Where Do Wallets Fit Into a Company Like Bridge.xyz
Explore how wallets play a critical role in Bridge.xyz’s infrastructure, enabling seamless cross-border payments and streamlined transaction management.
Bridge.xyz aims to abstract away the complexities of cross-chain crypto interactions. While the product appears seamless to users, it's the underlying wallet infrastructure that makes it possible. Wallets manage user identity, sign transactions, and coordinate activity across chains behind the scenes.
Wallets as the Engine of Cross-Chain Infrastructure
Every user interaction with Bridge is mediated through a wallet that is created automatically on login. This wallet acts as:
- A digital identity tied to the user’s session
- A secure container for approving transactions
- A bridge coordinator across chains
- A policy enforcement point for compliance and security
Users don’t need to bring their own wallet or install anything. With passkeys, social login, or email, they are issued an embedded wallet instantly. The result is a "just works" experience that feels more like Venmo than Metamask.
Enforcing Platform Rules Through the Wallet Layer
With wallet-level control, Bridge is able to enforce key policies that govern how users interact with the system. These rules are applied at the point of transaction execution, ensuring compliance and consistency across chains.
Here are several types of rules that can be enforced through the wallet layer:
- Transaction limits: Bridge can set caps on the amount a user is allowed to send or receive within a given time period. These limits help mitigate risk and ensure that transactions stay within pre-approved thresholds based on user type or region.
- Geographic restrictions: Wallets can be programmed to restrict activity from specific countries or regions. This allows Bridge to maintain regulatory compliance by preventing access or asset movement from jurisdictions that are sanctioned or unsupported.
- Identity verification: The wallet can serve as an enforcement point for KYC checks, allowing only verified users to initiate transactions. If a user hasn’t completed identity verification, the wallet can be locked or restricted from interacting with Bridge entirely.
- Gas fee sponsorship: Bridge can sponsor gas fees on behalf of users by applying logic at the wallet level, removing complexity from the user experience.
By embedding these policies directly into the wallet’s behavior, Bridge ensures that every transaction aligns with internal controls and external regulatory requirements. At Dynamic, we share the belief that wallets are more than endpoints. We build infrastructure that makes it easy for developers to embed policy, security, and programmability directly into the wallet layer.
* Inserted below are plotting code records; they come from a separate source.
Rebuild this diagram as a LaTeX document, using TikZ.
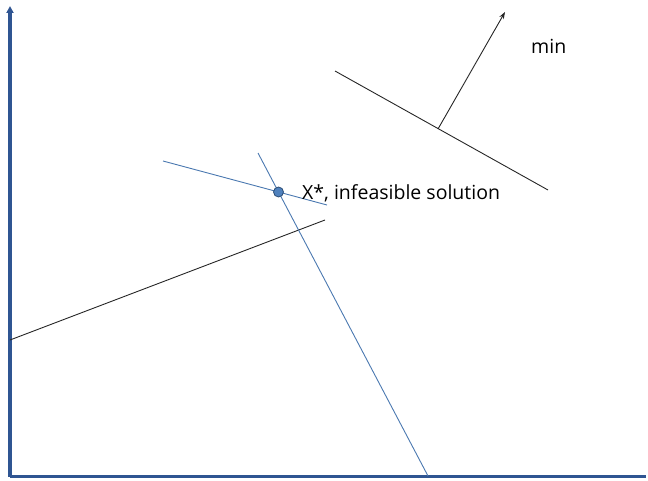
\documentclass[tikz,border=0pt]{standalone}
\usepackage{fontspec}
\setmainfont{Open Sans}
\usetikzlibrary{arrows.meta}
\definecolor{axisblue}{HTML}{2F5592}
\definecolor{lineblue}{HTML}{4A78B0}
\definecolor{dotfill}{HTML}{4F81BD}
\definecolor{dotedge}{HTML}{2C4D75}
\definecolor{blk}{HTML}{262626}
\tikzset{
  axis/.style={draw=axisblue, line width=3.1pt},
  bline/.style={draw=lineblue, line width=0.9pt},
  kline/.style={draw=blk, line width=0.9pt},
  lbl/.style={font=\fontsize{19.5}{23}\selectfont, text=black, inner sep=0pt, anchor=west},
}
\begin{document}
\begin{tikzpicture}[x=1pt,y=-1pt]
\useasboundingbox (0,0) rectangle (648,481);
% axes
\coordinate (O) at (10,476.5);
\coordinate (Ytop) at (10,6);
\coordinate (Xend) at (646,476.5);
\draw[axis, -{Triangle[length=7pt,width=7pt]}] (O) -- (Ytop);
\draw[axis] (O) -- (Xend);
% black constraint line
\coordinate (k1a) at (10,340);
\coordinate (k1b) at (325,220);
\draw[kline] (k1a) -- (k1b);
% blue lines
\coordinate (b1a) at (163,161);
\coordinate (b1b) at (327,205);
\draw[bline] (b1a) -- (b1b);
\coordinate (b2a) at (258,153);
\coordinate (b2b) at (428,476);
\draw[bline] (b2a) -- (b2b);
% objective line and arrow
\coordinate (k2a) at (335,71);
\coordinate (k2b) at (548,190);
\draw[kline] (k2a) -- (k2b);
\coordinate (arrS) at (438,129);
\coordinate (arrE) at (505,12);
\draw[kline, -{Stealth[length=7pt,width=5pt]}] (arrS) -- (arrE);
% point
\node[circle, fill=dotfill, draw=dotedge, line width=0.8pt, minimum size=10pt, inner sep=0pt] (xs) at (278.5,192) {};
\node[lbl] (xlabel) at (302,193) {X*, infeasible solution};
\node[lbl] (minlbl) at (531,46) {min};
\end{tikzpicture}
\end{document}
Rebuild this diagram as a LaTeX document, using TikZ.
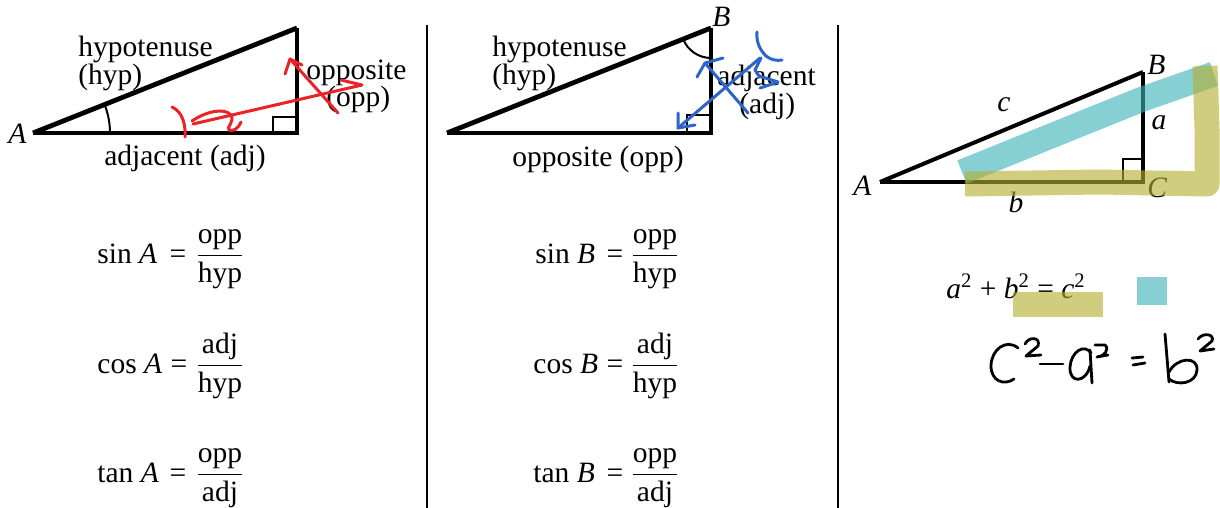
\documentclass[tikz,border=0pt]{standalone}
\usepackage{amsmath}
\usepackage{fontspec}
\setmainfont{Liberation Serif}
\usetikzlibrary{calc}
\definecolor{annored}{RGB}{235,35,40}
\definecolor{annoblue}{RGB}{45,100,200}
\definecolor{hlteal}{RGB}{60,180,185}
\definecolor{hlolive}{RGB}{180,175,50}
\newcommand\fr[2]{$\dfrac{\text{#1}}{\text{#2}}$}
\begin{document}
\begin{tikzpicture}[x=0.5pt,y=-0.5pt,
  txt/.style={font=\fontsize{14.75}{17}\selectfont, inner sep=0pt, anchor=base west},
  ctr/.style={font=\fontsize{14.75}{17}\selectfont, inner sep=0pt, anchor=base},
  leg/.style={line width=1.6pt, line join=miter},
  hypline/.style={line width=2.4pt},
  sqr/.style={line width=1.2pt},
  angarc/.style={line width=1pt},
  sep/.style={line width=1pt},
  pen/.style={line width=1.5pt, line cap=round, line join=round},
  hl/.style={line width=12.5pt, opacity=0.62, line join=round}]
\useasboundingbox (0,0) rectangle (1220,508);
\fill[white] (0,0) rectangle (1220,508);

% separators
\coordinate (s1t) at (427,25); \coordinate (s1b) at (427,508);
\coordinate (s2t) at (838,25); \coordinate (s2b) at (838,508);
\draw[sep] (s1t) -- (s1b);
\draw[sep] (s2t) -- (s2b);

% ---------- panel 1 ----------
\coordinate (A1) at (33,133);
\coordinate (C1) at (297,133);
\coordinate (B1) at (297,28);
\draw[leg] (A1) -- (C1) -- (B1);
\draw[hypline] (A1) -- (B1);
\draw[sqr] ($(C1)+(-24,0)$) -- ++(0,-16) -- ++(24,0);
\draw[angarc] ($(A1)+(77,0)$) arc[start angle=0, end angle=-21.7, radius=77];
\node[txt] (lA1) at (8,143) {\textit{A}};
\node[txt] (hyp1) at (78,57) {hypotenuse};
\node[txt] (hyp1b) at (78,85) {(hyp)};
\node[txt] (opp1) at (306,80) {opposite};
\node[txt] (opp1b) at (326,107) {(opp)};
\node[ctr] (adj1) at (185,165) {adjacent (adj)};

\node[txt] (sinA) at (97,263) {sin \textit{A}};
\node[ctr] (sinAeq) at (178,263) {=};
\node[ctr] (sinAfr) at (220,263) {\fr{opp}{hyp}};
\node[txt] (cosA) at (97,373) {cos \textit{A}};
\node[ctr] (cosAeq) at (179,373) {=};
\node[ctr] (cosAfr) at (220,373) {\fr{adj}{hyp}};
\node[txt] (tanA) at (97,482) {tan \textit{A}};
\node[ctr] (tanAeq) at (178,482) {=};
\node[ctr] (tanAfr) at (220,482) {\fr{opp}{adj}};

% red annotations
\draw[pen, annored] (172,107) .. controls (181,111) and (186,122) .. (185,137);
\draw[pen, annored] (192,121) .. controls (205,112) and (224,107) .. (231,115)
  .. controls (235,122) and (226,127) .. (229,130) .. controls (233,132) and (239,128) .. (241,122);
\draw[pen, annored] (193,124) -- (362,85) -- (341,80);
\draw[pen, annored] (338,113) -- (290,59);
\draw[pen, annored] (285,74) -- (290,59) -- (302,65);

% ---------- panel 2 ----------
\coordinate (A2) at (447,133);
\coordinate (C2) at (711,133);
\coordinate (B2) at (711,28);
\draw[leg] (A2) -- (C2) -- (B2);
\draw[hypline] (A2) -- (B2);
\draw[sqr] ($(C2)+(-24,0)$) -- ++(0,-18) -- ++(24,0);
\draw[angarc] ($(B2)+(0,30)$) arc[start angle=90, end angle=158.5, radius=30];
\node[txt] (lB2) at (712,27) {\textit{B}};
\node[txt] (hyp2) at (492,57) {hypotenuse};
\node[txt] (hyp2b) at (492,85) {(hyp)};
\node[txt] (adj2) at (717,86) {adjacent};
\node[txt] (adj2b) at (739,113) {(adj)};
\node[ctr] (opp2) at (598,166) {opposite (opp)};

\node[txt] (sinB) at (535,263) {sin \textit{B}};
\node[ctr] (sinBeq) at (615,263) {=};
\node[ctr] (sinBfr) at (655,263) {\fr{opp}{hyp}};
\node[txt] (cosB) at (533,373) {cos \textit{B}};
\node[ctr] (cosBeq) at (615,373) {=};
\node[ctr] (cosBfr) at (655,373) {\fr{adj}{hyp}};
\node[txt] (tanB) at (533,482) {tan \textit{B}};
\node[ctr] (tanBeq) at (615,482) {=};
\node[ctr] (tanBfr) at (655,482) {\fr{opp}{adj}};

% blue annotations
\draw[pen, annoblue] (760,58) -- (678,128);
\draw[pen, annoblue] (678,113) -- (678,128) -- (695,125);
\draw[pen, annoblue] (748,113) -- (705,63);
\draw[pen, annoblue] (697,77) -- (705,63) -- (723,58);
\draw[pen, annoblue] (757,32) .. controls (756,42) and (760,50) .. (766,56) .. controls (771,60) and (777,61) .. (782,60);
\draw[pen, annoblue] (761,58) -- (755,70) -- (759,76) -- (778,82) -- (760,88);

% ---------- panel 3 ----------
\coordinate (A3) at (880,182);
\coordinate (C3) at (1143,182);
\coordinate (B3) at (1143,72);
\draw[leg] (A3) -- (C3) -- (B3);
\draw[line width=2pt] (A3) -- (B3);
\draw[sqr] ($(C3)+(-20,0)$) -- ++(0,-23) -- ++(20,0);
\node[txt] (lA3) at (853,195) {\textit{A}};
\node[txt] (lB3) at (1147,75) {\textit{B}};
\node[txt] (lC3) at (1147,197) {\textit{C}};
\node[ctr] (lc3) at (1004,112) {\textit{c}};
\node[ctr] (la3) at (1159,130) {\textit{a}};
\node[ctr] (lb3) at (1016,212) {\textit{b}};

\node[txt] (pyth) at (946,298) {\textit{a}\textsuperscript{2} + \textit{b}\textsuperscript{2} = \textit{c}\textsuperscript{2}};

% highlights
\draw[hl, hlteal] (962,172) -- (1140,100) -- (1214,74);
\draw[hl, hlolive] (965,184) -- (1100,182) -- (1207,184) -- (1207,130) -- (1205,66);
\fill[hlolive, opacity=0.62] (1013,292) rectangle (1103,317);
\fill[hlteal, opacity=0.62] (1137,277) rectangle (1167,305);

% handwritten c^2 - a^2 = b^2
\begin{scope}[pen, black, line width=1.4pt]
\draw (1018,348) .. controls (1006,338) and (991,350) .. (991,366) .. controls (991,381) and (1004,386) .. (1014,379);
\draw (1025,344) .. controls (1029,336) and (1041,337) .. (1038,346) -- (1026,356) -- (1041,355);
\draw (1040,364) -- (1063,364);
\draw (1091,353) .. controls (1084,343) and (1071,352) .. (1070,367) .. controls (1069,384) and (1086,383) .. (1090,366);
\draw (1090,350) -- (1092,383);
\draw (1095,345) -- (1105,345) .. controls (1110,349) and (1104,357) .. (1097,357) -- (1108,355);
\draw (1132,358) -- (1143,357);
\draw (1133,365) -- (1145,363);
\draw (1165,334) -- (1169,382);
\draw (1169,372) .. controls (1177,357) and (1198,356) .. (1197,370) .. controls (1196,384) and (1177,386) .. (1169,379);
\draw (1198,339) .. controls (1203,332) and (1215,334) .. (1212,341) -- (1200,351) -- (1214,349);
\end{scope}
\end{tikzpicture}
\end{document}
The Benefits that Developers Receive
Bridge also exposes APIs that include wallet contexts, making it easy for partners to integrate while offloading wallet complexity. With this infrastructure in place, developers can:
- Trigger actions like bridge transfers, token swaps, or reward claims from within their own apps
- Access wallet permissions that persist across devices and sessions
- Rely on the platform’s wallet logic to handle security and compliance checks
By providing this wallet abstraction through API access, Bridge makes it possible for developers and partners to embed cross-chain functionality without needing to worry about the complexity underneath. Whether you're building a DeFi dashboard, a global payments tool, or a consumer wallet app, Bridge lets you plug in cross-chain capabilities without rearchitecting your stack.